══ Available data

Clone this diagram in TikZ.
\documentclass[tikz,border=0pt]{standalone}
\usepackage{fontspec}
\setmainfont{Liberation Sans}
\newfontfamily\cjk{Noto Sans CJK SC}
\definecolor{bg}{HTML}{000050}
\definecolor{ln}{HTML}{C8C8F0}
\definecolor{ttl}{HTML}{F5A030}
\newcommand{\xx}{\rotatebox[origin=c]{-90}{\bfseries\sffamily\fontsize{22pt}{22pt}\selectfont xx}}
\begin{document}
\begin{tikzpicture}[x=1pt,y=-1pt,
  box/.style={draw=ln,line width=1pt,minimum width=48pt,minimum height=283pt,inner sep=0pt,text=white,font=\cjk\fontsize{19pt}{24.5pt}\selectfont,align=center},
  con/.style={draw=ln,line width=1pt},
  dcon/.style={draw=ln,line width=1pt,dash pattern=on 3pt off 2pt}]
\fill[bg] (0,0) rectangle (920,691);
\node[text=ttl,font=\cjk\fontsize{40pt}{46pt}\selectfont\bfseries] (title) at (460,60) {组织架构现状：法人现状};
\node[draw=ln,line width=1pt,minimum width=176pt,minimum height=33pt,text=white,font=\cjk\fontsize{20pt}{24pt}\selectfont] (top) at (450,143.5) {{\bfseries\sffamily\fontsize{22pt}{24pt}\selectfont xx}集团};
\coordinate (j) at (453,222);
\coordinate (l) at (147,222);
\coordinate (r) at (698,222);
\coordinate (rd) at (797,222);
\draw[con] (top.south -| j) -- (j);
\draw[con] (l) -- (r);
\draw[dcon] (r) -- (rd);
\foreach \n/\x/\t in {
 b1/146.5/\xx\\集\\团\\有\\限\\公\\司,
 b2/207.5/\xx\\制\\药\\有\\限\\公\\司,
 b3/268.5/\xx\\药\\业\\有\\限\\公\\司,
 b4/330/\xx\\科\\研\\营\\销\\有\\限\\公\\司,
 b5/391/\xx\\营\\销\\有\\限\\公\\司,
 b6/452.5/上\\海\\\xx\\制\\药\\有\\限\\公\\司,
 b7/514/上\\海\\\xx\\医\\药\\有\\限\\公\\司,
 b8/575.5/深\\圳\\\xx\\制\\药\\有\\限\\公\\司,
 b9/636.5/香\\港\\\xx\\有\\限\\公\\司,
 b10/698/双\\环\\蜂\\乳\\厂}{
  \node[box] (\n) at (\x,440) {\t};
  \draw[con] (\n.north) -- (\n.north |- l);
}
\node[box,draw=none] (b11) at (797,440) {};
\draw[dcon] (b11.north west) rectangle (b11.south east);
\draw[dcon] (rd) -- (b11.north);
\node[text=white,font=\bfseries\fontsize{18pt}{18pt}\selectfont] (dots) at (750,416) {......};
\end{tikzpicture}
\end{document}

════

Instructions to follow
Exactly reproduce every line of the data above.

Solution to this problem
Clone this diagram in TikZ.
\documentclass[tikz,border=0pt]{standalone}
\usepackage{fontspec}
\setmainfont{Liberation Sans}
\newfontfamily\cjk{Noto Sans CJK SC}
\definecolor{bg}{HTML}{000050}
\definecolor{ln}{HTML}{C8C8F0}
\definecolor{ttl}{HTML}{F5A030}
\newcommand{\xx}{\rotatebox[origin=c]{-90}{\bfseries\sffamily\fontsize{22pt}{22pt}\selectfont xx}}
\begin{document}
\begin{tikzpicture}[x=1pt,y=-1pt,
  box/.style={draw=ln,line width=1pt,minimum width=48pt,minimum height=283pt,inner sep=0pt,text=white,font=\cjk\fontsize{19pt}{24.5pt}\selectfont,align=center},
  con/.style={draw=ln,line width=1pt},
  dcon/.style={draw=ln,line width=1pt,dash pattern=on 3pt off 2pt}]
\fill[bg] (0,0) rectangle (920,691);
\node[text=ttl,font=\cjk\fontsize{40pt}{46pt}\selectfont\bfseries] (title) at (460,60) {组织架构现状：法人现状};
\node[draw=ln,line width=1pt,minimum width=176pt,minimum height=33pt,text=white,font=\cjk\fontsize{20pt}{24pt}\selectfont] (top) at (450,143.5) {{\bfseries\sffamily\fontsize{22pt}{24pt}\selectfont xx}集团};
\coordinate (j) at (453,222);
\coordinate (l) at (147,222);
\coordinate (r) at (698,222);
\coordinate (rd) at (797,222);
\draw[con] (top.south -| j) -- (j);
\draw[con] (l) -- (r);
\draw[dcon] (r) -- (rd);
\foreach \n/\x/\t in {
 b1/146.5/\xx\\集\\团\\有\\限\\公\\司,
 b2/207.5/\xx\\制\\药\\有\\限\\公\\司,
 b3/268.5/\xx\\药\\业\\有\\限\\公\\司,
 b4/330/\xx\\科\\研\\营\\销\\有\\限\\公\\司,
 b5/391/\xx\\营\\销\\有\\限\\公\\司,
 b6/452.5/上\\海\\\xx\\制\\药\\有\\限\\公\\司,
 b7/514/上\\海\\\xx\\医\\药\\有\\限\\公\\司,
 b8/575.5/深\\圳\\\xx\\制\\药\\有\\限\\公\\司,
 b9/636.5/香\\港\\\xx\\有\\限\\公\\司,
 b10/698/双\\环\\蜂\\乳\\厂}{
  \node[box] (\n) at (\x,440) {\t};
  \draw[con] (\n.north) -- (\n.north |- l);
}
\node[box,draw=none] (b11) at (797,440) {};
\draw[dcon] (b11.north west) rectangle (b11.south east);
\draw[dcon] (rd) -- (b11.north);
\node[text=white,font=\bfseries\fontsize{18pt}{18pt}\selectfont] (dots) at (750,416) {......};
\end{tikzpicture}
\end{document}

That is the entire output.